■ Task instructions
Print the records below word for word, but leave out the pictures.

(Charts and diagrams as code)
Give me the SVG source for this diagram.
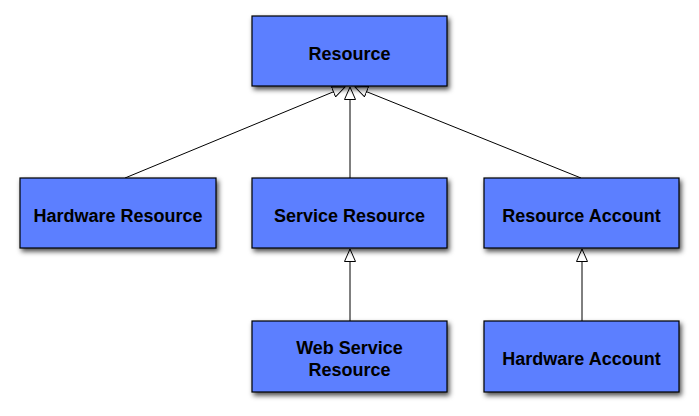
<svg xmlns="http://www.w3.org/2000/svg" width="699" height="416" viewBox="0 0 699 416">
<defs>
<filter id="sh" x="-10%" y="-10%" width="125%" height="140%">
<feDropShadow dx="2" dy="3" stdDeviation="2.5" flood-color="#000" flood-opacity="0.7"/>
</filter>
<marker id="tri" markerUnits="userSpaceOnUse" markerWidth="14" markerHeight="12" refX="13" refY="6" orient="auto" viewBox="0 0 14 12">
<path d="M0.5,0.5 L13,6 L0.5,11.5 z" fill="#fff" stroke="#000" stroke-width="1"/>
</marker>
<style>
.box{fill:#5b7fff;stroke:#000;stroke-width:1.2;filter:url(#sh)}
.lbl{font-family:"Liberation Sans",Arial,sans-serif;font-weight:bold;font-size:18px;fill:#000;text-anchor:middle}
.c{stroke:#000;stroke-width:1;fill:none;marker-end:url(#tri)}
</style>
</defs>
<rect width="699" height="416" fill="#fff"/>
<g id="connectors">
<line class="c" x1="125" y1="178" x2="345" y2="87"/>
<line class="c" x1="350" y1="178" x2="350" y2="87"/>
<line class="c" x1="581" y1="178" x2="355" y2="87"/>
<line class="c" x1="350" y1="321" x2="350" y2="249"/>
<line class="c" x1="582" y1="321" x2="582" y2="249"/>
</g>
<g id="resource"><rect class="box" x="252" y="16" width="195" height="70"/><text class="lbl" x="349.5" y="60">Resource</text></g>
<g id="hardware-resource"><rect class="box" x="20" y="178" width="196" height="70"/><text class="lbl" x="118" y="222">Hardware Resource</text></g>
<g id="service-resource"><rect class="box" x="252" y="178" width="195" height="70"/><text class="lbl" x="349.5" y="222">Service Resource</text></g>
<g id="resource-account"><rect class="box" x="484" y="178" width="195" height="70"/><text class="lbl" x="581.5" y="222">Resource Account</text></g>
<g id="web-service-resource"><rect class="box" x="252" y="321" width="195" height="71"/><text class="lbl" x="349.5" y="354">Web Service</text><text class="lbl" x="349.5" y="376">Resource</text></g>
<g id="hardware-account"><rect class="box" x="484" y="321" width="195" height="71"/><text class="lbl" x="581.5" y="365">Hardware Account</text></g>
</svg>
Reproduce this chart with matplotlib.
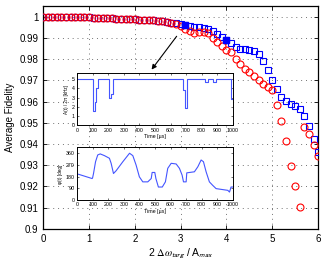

■ Solution to this task
Give me the SVG source for this diagram.
<svg xmlns="http://www.w3.org/2000/svg" width="699" height="416" viewBox="0 0 699 416">
<defs>
<filter id="sh" x="-10%" y="-10%" width="125%" height="140%">
<feDropShadow dx="2" dy="3" stdDeviation="2.5" flood-color="#000" flood-opacity="0.7"/>
</filter>
<marker id="tri" markerUnits="userSpaceOnUse" markerWidth="14" markerHeight="12" refX="13" refY="6" orient="auto" viewBox="0 0 14 12">
<path d="M0.5,0.5 L13,6 L0.5,11.5 z" fill="#fff" stroke="#000" stroke-width="1"/>
</marker>
<style>
.box{fill:#5b7fff;stroke:#000;stroke-width:1.2;filter:url(#sh)}
.lbl{font-family:"Liberation Sans",Arial,sans-serif;font-weight:bold;font-size:18px;fill:#000;text-anchor:middle}
.c{stroke:#000;stroke-width:1;fill:none;marker-end:url(#tri)}
</style>
</defs>
<rect width="699" height="416" fill="#fff"/>
<g id="connectors">
<line class="c" x1="125" y1="178" x2="345" y2="87"/>
<line class="c" x1="350" y1="178" x2="350" y2="87"/>
<line class="c" x1="581" y1="178" x2="355" y2="87"/>
<line class="c" x1="350" y1="321" x2="350" y2="249"/>
<line class="c" x1="582" y1="321" x2="582" y2="249"/>
</g>
<g id="resource"><rect class="box" x="252" y="16" width="195" height="70"/><text class="lbl" x="349.5" y="60">Resource</text></g>
<g id="hardware-resource"><rect class="box" x="20" y="178" width="196" height="70"/><text class="lbl" x="118" y="222">Hardware Resource</text></g>
<g id="service-resource"><rect class="box" x="252" y="178" width="195" height="70"/><text class="lbl" x="349.5" y="222">Service Resource</text></g>
<g id="resource-account"><rect class="box" x="484" y="178" width="195" height="70"/><text class="lbl" x="581.5" y="222">Resource Account</text></g>
<g id="web-service-resource"><rect class="box" x="252" y="321" width="195" height="71"/><text class="lbl" x="349.5" y="354">Web Service</text><text class="lbl" x="349.5" y="376">Resource</text></g>
<g id="hardware-account"><rect class="box" x="484" y="321" width="195" height="71"/><text class="lbl" x="581.5" y="365">Hardware Account</text></g>
</svg>
Reproduce this chart with matplotlib.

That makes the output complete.